While the budget that expires June 30 might avoid a shortfall, Brown warns that looming federal budget cuts bode ill for the 2014 general fund budget that begins July 1. Virginia has a heavy population of federal government workers, and many agencies will order unpaid furlough days for their employees beginning in the next fiscal year. Those salary cuts will eat into state income tax receipts.

“We may stumble out of (fiscal year) 2013, but that may not put us in good shape for 2014,” Brown, the top money man for two governors — McDonnell and Kaine before him — told The Associated Press last week. “My crystal ball says I think we make it this year but not with a big surplus unless something really unexpected happens.

“Clearly, this has not been a good quarter for us,” he said.

It’s been a quirky one, for sure, distorted in part by vagaries of the calendar and banking days. Congress’s 11th-hour political brinksmanship before the Jan. 2 deadline to agree on debt reduction legislation or set in motion indiscriminate, across-the-board spending cuts known as sequestration delayed the production of tax forms.

Because of that, people who file income taxes early in anticipation of refunds were unable to do so, causing an uncharacteristic decrease in refunds issued for the month of January — only $29.9 million compared with an average of $67.8 million for January over the previous 10 years. That helped inflate that month’s overall revenues to 19.5 percent greater over the first month of 2012. There was also an additional deposit day that month, and taxes withheld from salaries and wages were strong for the month.

February’s collections, however, were not so hot, and revenues slipped by 2 percent thanks to a downturn in income taxes that Brown warned at the time could herald economic certainties ahead. Then came last month’s kick in the pants.

“I got calls from Wall Street on that because that 6 percent (decline) was spooking people,” Brown said.

That makes last week and this week — the busiest of the year for income state returns that are due May 1, though many are filed concurrently with federal returns on April 15 — critical. Income taxes account for more than two-thirds of Virginia’s general revenues, and the returns that come in over the next 10 days will largely determine how close Virginia comes to meeting the official revenue forecast on which budgeted spending is based.

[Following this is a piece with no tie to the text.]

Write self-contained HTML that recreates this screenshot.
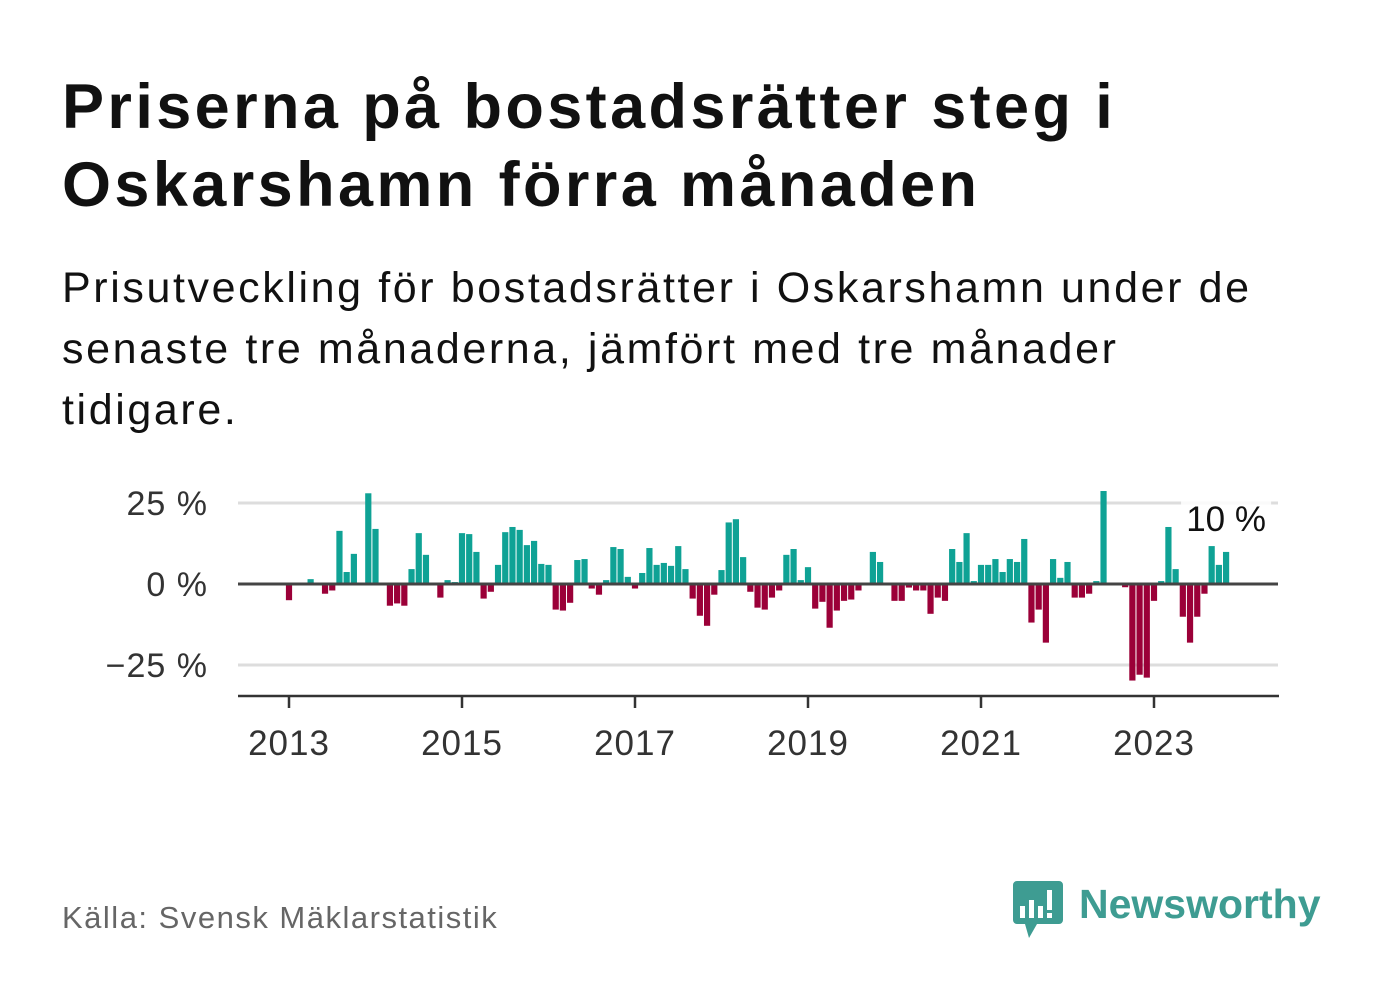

“Final payments are where we make or break this forecast,” Brown said.

March ended Virginia’s third fiscal quarter with general fund revenues 4.4 percent ahead of where they were through March 2012. That’s less than 1 percentage point ahead of the budgeted revenue forecast for 3.6 percent revenue growth.

If revenues hold their own the final three months, state government should end the year with cash after expenses. Historically, fourth-quarter collections are the richest of the year, averaging 31 percent of annual revenues over the past five years while the other three quarters each accounted for an average of 23 percent.

Virginia’s economy has improved since the dire days of 2008 and 2009. Last month, the state’s unemployment rate decreased to 5.3 percent, its lowest mark in more than four years and down from 5.6 percent in January and February and a high of 7.4 percent at the end of 2009 and through the first quarter of 2010. It’s also better than the national average unemployment rate of 7.6 percent.

While Virginia fared better than many states during the most recent recession, its revenues have not bounced back from this recession the way it shrugged off those of the early 1990s and 2001-02.

“It’s anemic growth. One would expect we’d grow a lot faster coming out of this recession than we have,” Brown said. “We’re not growing as fast as the nation right now.”